Posted by Danny on May 23, 2016
Stocks had a quiet week, extending the slow slide that started in April. Will the selling intensify? We have a few more days of lunar red period to go, so if it does it may come sooner rather than later. But if every dip continues to be bought, as seems to be the case in recent weeks, then selling may dry up and pave the way for another strong upswing. Here is the current S&P 500 chart:
The market is basically unchanged since mid-March, and down a little over 2% since the April closing highs. Yawn… This is about as mild a pullback as one can expect after an almost 20% rally. Of course, this correction may not be over. A downward acceleration and swift drop below 2000 would alter the picture significantly. But until that happens we have to keep considering the scenario of a continued rally too. Investors are not prepared for a further rally and according to some measures bearish sentiment is already back to the levels last seen at the January-February lows. If that’s indeed true then the odds for a further rally are much better than most investors currently believe.

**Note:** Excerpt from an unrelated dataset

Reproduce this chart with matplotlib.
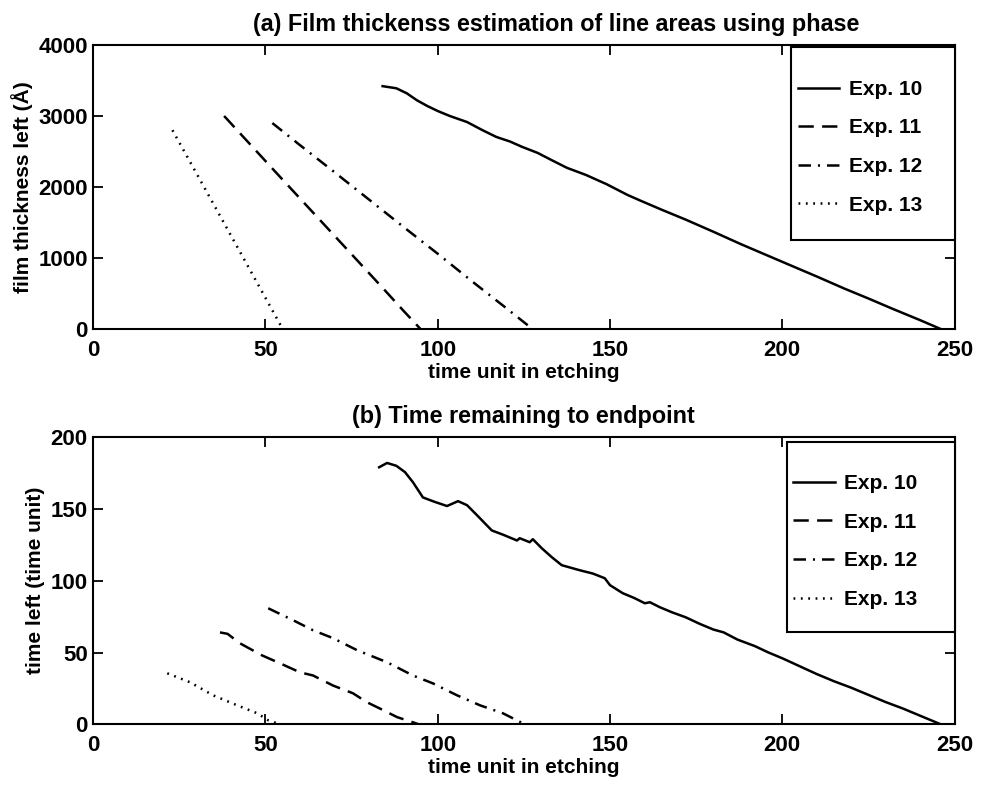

Technically the setup is gradually becoming more attractive. The slower Earl2 (orange line) keeps going down but is now well into bottom territory. The faster Earl (blue line) and MoM indicator are painting bottom formations as well. Once the Earl2 turns up we may get a great entry point, especially if the 2000 level gets tested in the S&P 500.
I wouldn’t rush in just yet. But I would stand ready to do some buying if this market turns up. Especially if it turns up without any clear reason to do so.